Validating LR(1) parsers
An LR(1) parser is a finite-state automaton, equipped with a stack, which uses a combination of its current state and one lookahead symbol in order to determine which action to perform next. We present a validator which, when applied to a context-free grammar G and an automaton A, checks that A and G agree. Validating the parser provides the correctness guarantees required by verified compilers and other high-assurance software that involves parsing. The validation process is independent of which technique was used to construct A. The validator is implemented and proved correct using the Coq proof assistant. As an application, we build a formally-verified parser for the C99 language.

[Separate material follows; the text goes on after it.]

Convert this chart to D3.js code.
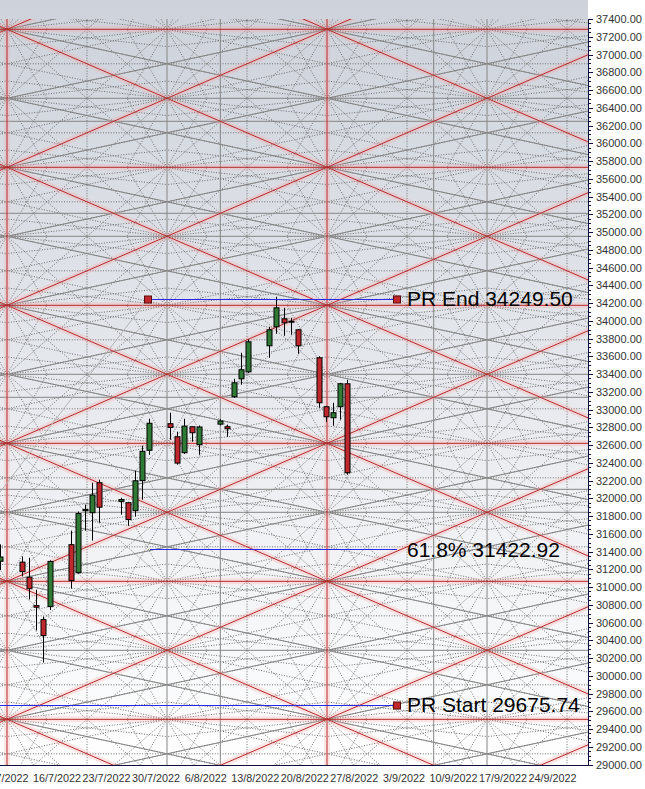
<!DOCTYPE html>
<html><head><meta charset="utf-8">
<script src="https://cdn.jsdelivr.net/npm/d3@7"></script>
<style>html,body{margin:0;padding:0;background:#fff}svg{display:block}</style>
</head><body>
<script>
// ---------------- data ----------------
const candleDates = ["2022-07-08","2022-07-11","2022-07-12","2022-07-13","2022-07-14","2022-07-15",
  "2022-07-18","2022-07-19","2022-07-20","2022-07-21","2022-07-22",
  "2022-07-25","2022-07-26","2022-07-27","2022-07-28","2022-07-29",
  "2022-08-01","2022-08-02","2022-08-03","2022-08-04","2022-08-05",
  "2022-08-08","2022-08-09","2022-08-10","2022-08-11","2022-08-12",
  "2022-08-15","2022-08-16","2022-08-17","2022-08-18","2022-08-19",
  "2022-08-22","2022-08-23","2022-08-24","2022-08-25","2022-08-26"];
const opens  = [31290,31280,31110,30790,30633,30779, 31477,31162,31860,31837,32175, 31965,31950,31860,32198,32540, 32840,32693,32513,32806,32603, 32835,32806,33144,33346,33425, 33718,33932,34022,33985,33898, 33583,33031,32907,33031,33290];
const highs  = [31480,31345,31330,30970,30667,31300, 31635,31850,31928,32175,32209, 32006,31960,32310,32592,32896, 32964,32750,32896,32810,32820, 32890,32830,33346,33639,33790, 33932,34270,34146,34033,33905, 33600,33040,33076,33300,33335];
const lows   = [31190,31120,30860,30510,30149,30740, 30982,31150,31635,31522,31725, 31815,31690,31793,31984,32490, 32660,32378,32500,32637,32490, 32820,32693,33132,33279,33410, 33583,33853,33830,33842,33628, 33020,32860,32817,32885,32265];
const closes = [31338,31173,30981,30772,30453,31288, 31072,31827,31874,32036,31899, 31985,31761,32197,32529,32845, 32798,32396,32813,32738,32803, 32870,32783,33301,33448,33763, 33898,34146,33977,33995,33718, 33076,32918,32964,33290,32288];

const priceTicks = d3.range(29000, 37400.1, 200);
const dateTicks = ["2022-07-09","2022-07-16","2022-07-23","2022-07-30","2022-08-06","2022-08-13",
  "2022-08-20","2022-08-27","2022-09-03","2022-09-10","2022-09-17","2022-09-24"];

// price-range (PR) levels
const levelNames  = ["PR End", "61.8%", "PR Start"];
const levelValues = [34249.50, 31422.92, 29675.74];
const prStartDate = "2022-06-15T00:00";
const prEndDate   = "2022-07-28T20:30";
const labelDate   = "2022-09-02T00:30";

// Gann grid anchors
const gannOriginDate  = "2022-07-08T22:30";
const gannCellDays    = 45.2;
const gannOriginPrice = 37284;
const gannCellPrice   = 1555;
const fanSlopes = [0.25, 0.5, 2, 4];

// ---------------- setup ----------------
const W = 645, H = 789;
const P = {left:0, right:588, top:19, bottom:765.5};
const pd = s => new Date(s.length > 10 ? s + ":00Z" : s + "T00:00:00Z");

const x = d3.scaleUtc().domain([pd("2022-07-16"), pd("2022-09-24")]).range([57, 57 + 70*7.08]);
const y = d3.scaleLinear().domain([29000, 37400]).range([764.5, 19]);

const svg = d3.select("body").append("svg").attr("width", W).attr("height", H)
  .style("font-family", "Arial, 'Liberation Sans', sans-serif");

const defs = svg.append("defs");
const grad = defs.append("linearGradient").attr("id","bg").attr("x1",0).attr("y1",0).attr("x2",0).attr("y2",1);
grad.append("stop").attr("offset","0%").attr("stop-color","#cdd2db");
grad.append("stop").attr("offset","100%").attr("stop-color","#ffffff");
defs.append("clipPath").attr("id","clip").append("rect")
  .attr("x",P.left).attr("y",P.top).attr("width",P.right-P.left).attr("height",P.bottom-P.top);

svg.append("rect").attr("x",0).attr("y",0).attr("width",P.right).attr("height",P.bottom).attr("fill","url(#bg)");

const g = svg.append("g").attr("clip-path","url(#clip)");

// Gann helpers
const g0 = pd(gannOriginDate).getTime();
const gx = u => x(new Date(g0 + u*gannCellDays*864e5));
const gy = v => y(gannOriginPrice - v*gannCellPrice);
const seg = (u1,v1,u2,v2) => `M${gx(u1)},${gy(v1)}L${gx(u2)},${gy(v2)}`;

const U0=-1, U1=3, V0=-1, V1=6;

// dotted quarter grid
let dq = "";
for (let k=U0*4; k<=U1*4; k++) if (k%2 !== 0) dq += seg(k/4, V0, k/4, V1);
for (let k=V0*4; k<=V1*4; k++) if (k%2 !== 0) dq += seg(U0, k/4, U1, k/4);
// fan rays from each half-node
for (let a=U0*2; a<=U1*2; a++) for (let b=V0*2; b<=V1*2; b++) {
  const u=a/2, v=b/2;
  for (const sx of [-1,1]) for (const sy of [-1,1]) for (const k of fanSlopes) {
    const du = k<1 ? 0.5 : 0.5/k, dv = k<1 ? 0.5*k : 0.5;
    dq += seg(u, v, u+sx*du, v+sy*dv);
  }
}
g.append("path").attr("d", dq).attr("fill","none").attr("stroke","#6e6e6e")
  .attr("stroke-width",1).attr("stroke-dasharray","1,1.6");

// solid grey: centre lines, 1x2 lines, third lines
let sg = "";
for (let u=U0; u<U1; u++) sg += seg(u+0.5, V0, u+0.5, V1);
for (let v=V0; v<V1; v++) sg += seg(U0, v+0.5, U1, v+0.5);
for (let u=U0; u<U1; u++) for (let v=V0; v<V1; v++) {
  sg += seg(u,v,u+1,v+0.5) + seg(u,v+0.5,u+1,v+1) + seg(u,v+0.5,u+1,v) + seg(u,v+1,u+1,v+0.5);
}
for (const v of [1-1/3, 1+1/3, 3-1/3, 3+1/3]) sg += seg(U0, v, U1, v);
for (const u of [1-1/3, 1+1/3]) sg += seg(u, V0, u, V1);
g.append("path").attr("d", sg).attr("fill","none").attr("stroke","#858585").attr("stroke-width",1);

// red frame + diagonals
let rd = "";
for (let u=U0; u<=U1; u++) rd += seg(u, V0, u, V1);
for (let v=V0; v<=V1; v++) rd += seg(U0, v, U1, v);
for (let u=U0; u<U1; u++) for (let v=V0; v<V1; v++) rd += seg(u,v,u+1,v+1) + seg(u+1,v,u,v+1);
g.append("path").attr("d", rd).attr("fill","none").attr("stroke","#ff9c9c").attr("stroke-opacity",0.25).attr("stroke-width",6);
g.append("path").attr("d", rd).attr("fill","none").attr("stroke","#b42828").attr("stroke-width",1);

// trend line PR start -> PR end
g.append("line")
  .attr("x1", x(pd(prStartDate))).attr("y1", y(levelValues[2]))
  .attr("x2", x(pd(prEndDate))).attr("y2", y(levelValues[0]))
  .attr("stroke","#b4b4b4").attr("stroke-width",1);

// candles
const candles = candleDates.map((d,i)=>({d:pd(d),o:opens[i],h:highs[i],l:lows[i],c:closes[i]}));
const cg = g.append("g");
candles.forEach(c => {
  const cx = Math.round(x(c.d)) + 0.5;
  cg.append("line").attr("x1",cx).attr("x2",cx).attr("y1",y(c.h)).attr("y2",y(c.l))
    .attr("stroke","#000").attr("stroke-width",1);
  const top = y(Math.max(c.o,c.c)), bot = y(Math.min(c.o,c.c));
  cg.append("rect").attr("x",cx-2.5).attr("width",5)
    .attr("y",top).attr("height",Math.max(1,bot-top))
    .attr("fill", c.c >= c.o ? "#2f7a34" : "#c0282d")
    .attr("stroke","#000").attr("stroke-width",1);
});

// PR levels
const xEnd = x(pd(labelDate));
const starts = [x(pd(prEndDate)), x(pd(prEndDate)) + 2, x(pd(prStartDate))];
levelValues.forEach((v,i) => {
  const yy = Math.round(y(v)) + 0.5;
  g.append("line").attr("x1",starts[i]).attr("x2",xEnd).attr("y1",yy).attr("y2",yy)
    .attr("stroke","#2a2ae6").attr("stroke-width",1.2);
});
const sq = [[x(pd(prEndDate)), levelValues[0]], [xEnd, levelValues[0]], [xEnd, levelValues[2]]];
sq.forEach(([sx,v]) => {
  g.append("rect").attr("x",sx-3.5).attr("y",Math.round(y(v))-3).attr("width",7).attr("height",7)
    .attr("fill","#c0282d").attr("stroke","#5a0a0a").attr("stroke-width",1);
});
levelValues.forEach((v,i) => {
  svg.append("text").attr("x", xEnd + 10).attr("y", y(v) + 7.5)
    .attr("font-size", 21).attr("fill","#000")
    .text(`${levelNames[i]} ${v.toFixed(2)}`);
});

// right axis
const ax = svg.append("g");
ax.append("line").attr("x1",P.right+0.5).attr("x2",P.right+0.5).attr("y1",P.top).attr("y2",P.bottom)
  .attr("stroke","#101040").attr("stroke-width",1);
d3.range(29000, 37400.1, 50).forEach(v => {
  const major = v % 200 === 0;
  ax.append("line").attr("x1",P.right).attr("x2",P.right + (major?5:3))
    .attr("y1",Math.round(y(v))+0.5).attr("y2",Math.round(y(v))+0.5)
    .attr("stroke","#101040").attr("stroke-width",1);
});
priceTicks.forEach(v => {
  ax.append("text").attr("x", 596).attr("y", y(v) + 4).attr("font-size", 11).attr("fill","#333")
    .text(v.toFixed(2));
});

// bottom axis
ax.append("line").attr("x1",0).attr("x2",P.right+0.5).attr("y1",P.bottom).attr("y2",P.bottom)
  .attr("stroke","#101040").attr("stroke-width",1);
dateTicks.forEach(d => {
  const dt = pd(d);
  ax.append("text").attr("x", x(dt)).attr("y", 782).attr("font-size", 10.8).attr("fill","#333")
    .attr("text-anchor","middle")
    .text(`${dt.getUTCDate()}/${dt.getUTCMonth()+1}/${dt.getUTCFullYear()}`);
});
</script>
</body></html>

I've always been somewhat frustrated, while studying verified compiler technology, that the scope of the effort has generally been limited to ensuring that the AST and the generated code mean the same thing, as important as that obviously is. Not enough attention has been paid, IMHO, to other compiler phases. Parsing: The Solved Problem That Isn't does a good job illuminating some of the conceptual issues that arise in attempting to take parsers seriously as functions that we would like to compose etc. while maintaining some set of properties that hold of the individuals. Perhaps this work can shed some light on possible solutions to some of those issues, in addition to being worthwhile in its own right. Note the pleasing presence of an actual implementation that's been used on the parser of a real-world language, C99.